_CHALLENGE_:
Omit all images. Transcribe the rest of the material below exactly.

_SOURCE DATA_:
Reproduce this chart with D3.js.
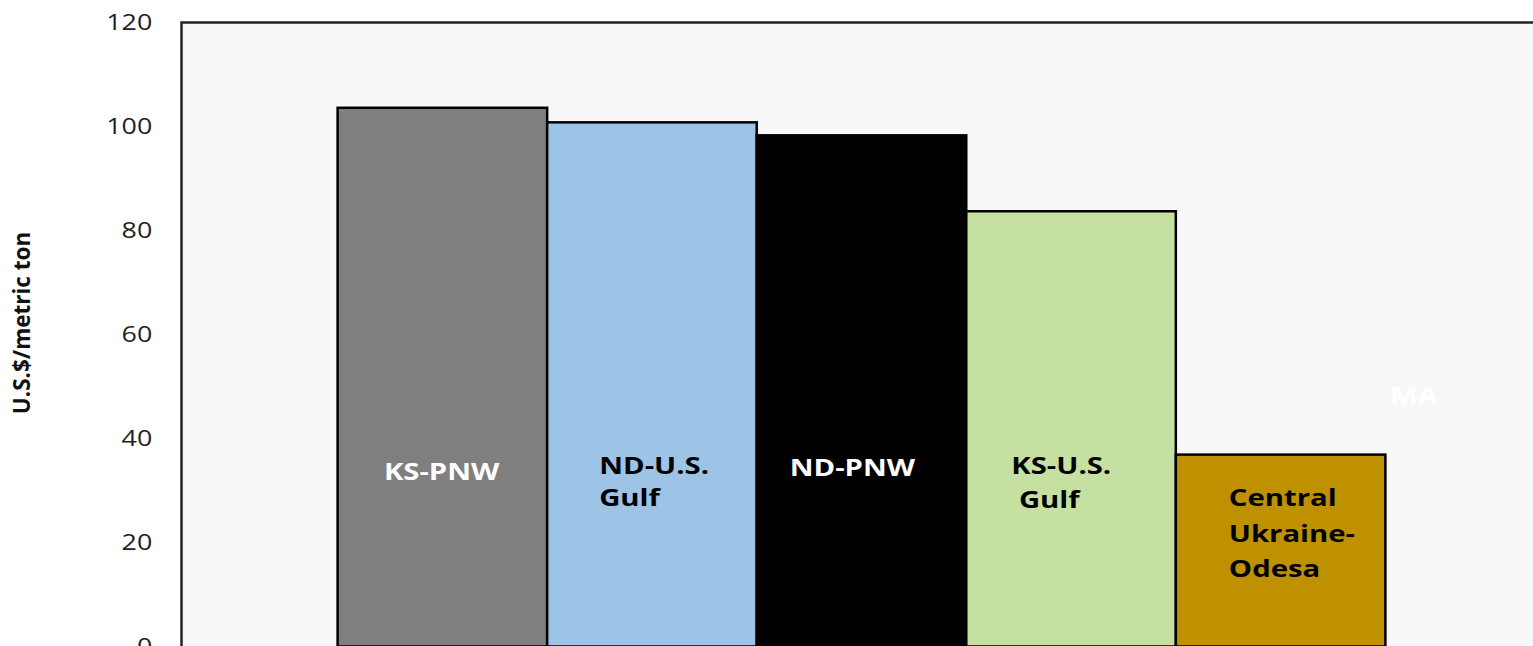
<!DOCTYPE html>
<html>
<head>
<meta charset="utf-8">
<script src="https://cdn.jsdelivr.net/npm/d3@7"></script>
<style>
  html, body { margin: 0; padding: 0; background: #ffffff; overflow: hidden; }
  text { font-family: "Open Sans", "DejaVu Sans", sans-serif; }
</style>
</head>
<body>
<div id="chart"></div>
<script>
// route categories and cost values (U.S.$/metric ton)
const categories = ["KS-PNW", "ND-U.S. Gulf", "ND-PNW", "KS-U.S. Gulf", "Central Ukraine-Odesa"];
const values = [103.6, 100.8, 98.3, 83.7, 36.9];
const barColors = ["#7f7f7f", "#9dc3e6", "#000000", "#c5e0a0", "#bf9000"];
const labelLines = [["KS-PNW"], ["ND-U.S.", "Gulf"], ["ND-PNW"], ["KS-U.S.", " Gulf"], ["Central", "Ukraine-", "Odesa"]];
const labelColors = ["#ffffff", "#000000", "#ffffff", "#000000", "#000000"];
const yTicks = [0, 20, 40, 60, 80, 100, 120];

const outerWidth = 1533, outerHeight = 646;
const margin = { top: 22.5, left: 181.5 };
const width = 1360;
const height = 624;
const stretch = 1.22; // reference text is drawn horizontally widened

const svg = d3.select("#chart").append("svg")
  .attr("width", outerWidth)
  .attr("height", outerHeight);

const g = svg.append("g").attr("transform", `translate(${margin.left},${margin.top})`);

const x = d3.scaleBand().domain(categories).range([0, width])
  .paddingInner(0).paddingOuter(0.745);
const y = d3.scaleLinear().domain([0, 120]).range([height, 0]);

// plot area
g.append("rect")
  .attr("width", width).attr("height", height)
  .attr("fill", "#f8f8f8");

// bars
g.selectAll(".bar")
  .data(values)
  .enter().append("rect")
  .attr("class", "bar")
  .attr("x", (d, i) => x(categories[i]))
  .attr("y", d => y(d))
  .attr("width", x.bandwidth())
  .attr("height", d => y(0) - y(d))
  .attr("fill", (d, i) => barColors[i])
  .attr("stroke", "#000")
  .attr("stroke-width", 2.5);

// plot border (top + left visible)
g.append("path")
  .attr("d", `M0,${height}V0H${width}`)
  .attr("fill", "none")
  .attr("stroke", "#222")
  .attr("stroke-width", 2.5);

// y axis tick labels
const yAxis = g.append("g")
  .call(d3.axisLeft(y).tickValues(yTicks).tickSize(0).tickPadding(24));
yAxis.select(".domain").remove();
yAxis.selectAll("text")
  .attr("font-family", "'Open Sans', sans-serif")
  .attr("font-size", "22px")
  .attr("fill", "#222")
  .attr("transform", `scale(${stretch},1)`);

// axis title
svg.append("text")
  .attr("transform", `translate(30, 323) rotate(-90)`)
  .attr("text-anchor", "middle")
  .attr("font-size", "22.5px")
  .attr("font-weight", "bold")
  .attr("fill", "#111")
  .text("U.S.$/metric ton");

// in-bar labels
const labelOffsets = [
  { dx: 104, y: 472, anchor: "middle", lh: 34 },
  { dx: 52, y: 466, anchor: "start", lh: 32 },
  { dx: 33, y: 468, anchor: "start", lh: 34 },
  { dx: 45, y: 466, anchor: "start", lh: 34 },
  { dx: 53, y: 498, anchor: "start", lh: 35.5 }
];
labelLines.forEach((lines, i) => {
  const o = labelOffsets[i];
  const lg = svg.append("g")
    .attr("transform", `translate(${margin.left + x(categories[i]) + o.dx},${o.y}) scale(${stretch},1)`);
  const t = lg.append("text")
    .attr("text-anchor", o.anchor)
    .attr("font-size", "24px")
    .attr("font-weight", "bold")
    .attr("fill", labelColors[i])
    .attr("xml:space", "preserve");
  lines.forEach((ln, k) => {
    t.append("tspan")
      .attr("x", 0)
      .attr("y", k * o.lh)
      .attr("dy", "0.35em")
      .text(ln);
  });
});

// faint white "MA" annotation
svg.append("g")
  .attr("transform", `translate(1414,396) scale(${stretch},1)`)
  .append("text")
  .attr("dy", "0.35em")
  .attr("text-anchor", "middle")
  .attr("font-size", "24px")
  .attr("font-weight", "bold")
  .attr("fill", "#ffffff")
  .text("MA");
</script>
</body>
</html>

_COMPLETED EXERCISE_:
Reproduce this chart with D3.js.
<!DOCTYPE html>
<html>
<head>
<meta charset="utf-8">
<script src="https://cdn.jsdelivr.net/npm/d3@7"></script>
<style>
  html, body { margin: 0; padding: 0; background: #ffffff; overflow: hidden; }
  text { font-family: "Open Sans", "DejaVu Sans", sans-serif; }
</style>
</head>
<body>
<div id="chart"></div>
<script>
// route categories and cost values (U.S.$/metric ton)
const categories = ["KS-PNW", "ND-U.S. Gulf", "ND-PNW", "KS-U.S. Gulf", "Central Ukraine-Odesa"];
const values = [103.6, 100.8, 98.3, 83.7, 36.9];
const barColors = ["#7f7f7f", "#9dc3e6", "#000000", "#c5e0a0", "#bf9000"];
const labelLines = [["KS-PNW"], ["ND-U.S.", "Gulf"], ["ND-PNW"], ["KS-U.S.", " Gulf"], ["Central", "Ukraine-", "Odesa"]];
const labelColors = ["#ffffff", "#000000", "#ffffff", "#000000", "#000000"];
const yTicks = [0, 20, 40, 60, 80, 100, 120];

const outerWidth = 1533, outerHeight = 646;
const margin = { top: 22.5, left: 181.5 };
const width = 1360;
const height = 624;
const stretch = 1.22; // reference text is drawn horizontally widened

const svg = d3.select("#chart").append("svg")
  .attr("width", outerWidth)
  .attr("height", outerHeight);

const g = svg.append("g").attr("transform", `translate(${margin.left},${margin.top})`);

const x = d3.scaleBand().domain(categories).range([0, width])
  .paddingInner(0).paddingOuter(0.745);
const y = d3.scaleLinear().domain([0, 120]).range([height, 0]);

// plot area
g.append("rect")
  .attr("width", width).attr("height", height)
  .attr("fill", "#f8f8f8");

// bars
g.selectAll(".bar")
  .data(values)
  .enter().append("rect")
  .attr("class", "bar")
  .attr("x", (d, i) => x(categories[i]))
  .attr("y", d => y(d))
  .attr("width", x.bandwidth())
  .attr("height", d => y(0) - y(d))
  .attr("fill", (d, i) => barColors[i])
  .attr("stroke", "#000")
  .attr("stroke-width", 2.5);

// plot border (top + left visible)
g.append("path")
  .attr("d", `M0,${height}V0H${width}`)
  .attr("fill", "none")
  .attr("stroke", "#222")
  .attr("stroke-width", 2.5);

// y axis tick labels
const yAxis = g.append("g")
  .call(d3.axisLeft(y).tickValues(yTicks).tickSize(0).tickPadding(24));
yAxis.select(".domain").remove();
yAxis.selectAll("text")
  .attr("font-family", "'Open Sans', sans-serif")
  .attr("font-size", "22px")
  .attr("fill", "#222")
  .attr("transform", `scale(${stretch},1)`);

// axis title
svg.append("text")
  .attr("transform", `translate(30, 323) rotate(-90)`)
  .attr("text-anchor", "middle")
  .attr("font-size", "22.5px")
  .attr("font-weight", "bold")
  .attr("fill", "#111")
  .text("U.S.$/metric ton");

// in-bar labels
const labelOffsets = [
  { dx: 104, y: 472, anchor: "middle", lh: 34 },
  { dx: 52, y: 466, anchor: "start", lh: 32 },
  { dx: 33, y: 468, anchor: "start", lh: 34 },
  { dx: 45, y: 466, anchor: "start", lh: 34 },
  { dx: 53, y: 498, anchor: "start", lh: 35.5 }
];
labelLines.forEach((lines, i) => {
  const o = labelOffsets[i];
  const lg = svg.append("g")
    .attr("transform", `translate(${margin.left + x(categories[i]) + o.dx},${o.y}) scale(${stretch},1)`);
  const t = lg.append("text")
    .attr("text-anchor", o.anchor)
    .attr("font-size", "24px")
    .attr("font-weight", "bold")
    .attr("fill", labelColors[i])
    .attr("xml:space", "preserve");
  lines.forEach((ln, k) => {
    t.append("tspan")
      .attr("x", 0)
      .attr("y", k * o.lh)
      .attr("dy", "0.35em")
      .text(ln);
  });
});

// faint white "MA" annotation
svg.append("g")
  .attr("transform", `translate(1414,396) scale(${stretch},1)`)
  .append("text")
  .attr("dy", "0.35em")
  .attr("text-anchor", "middle")
  .attr("font-size", "24px")
  .attr("font-weight", "bold")
  .attr("fill", "#ffffff")
  .text("MA");
</script>
</body>
</html>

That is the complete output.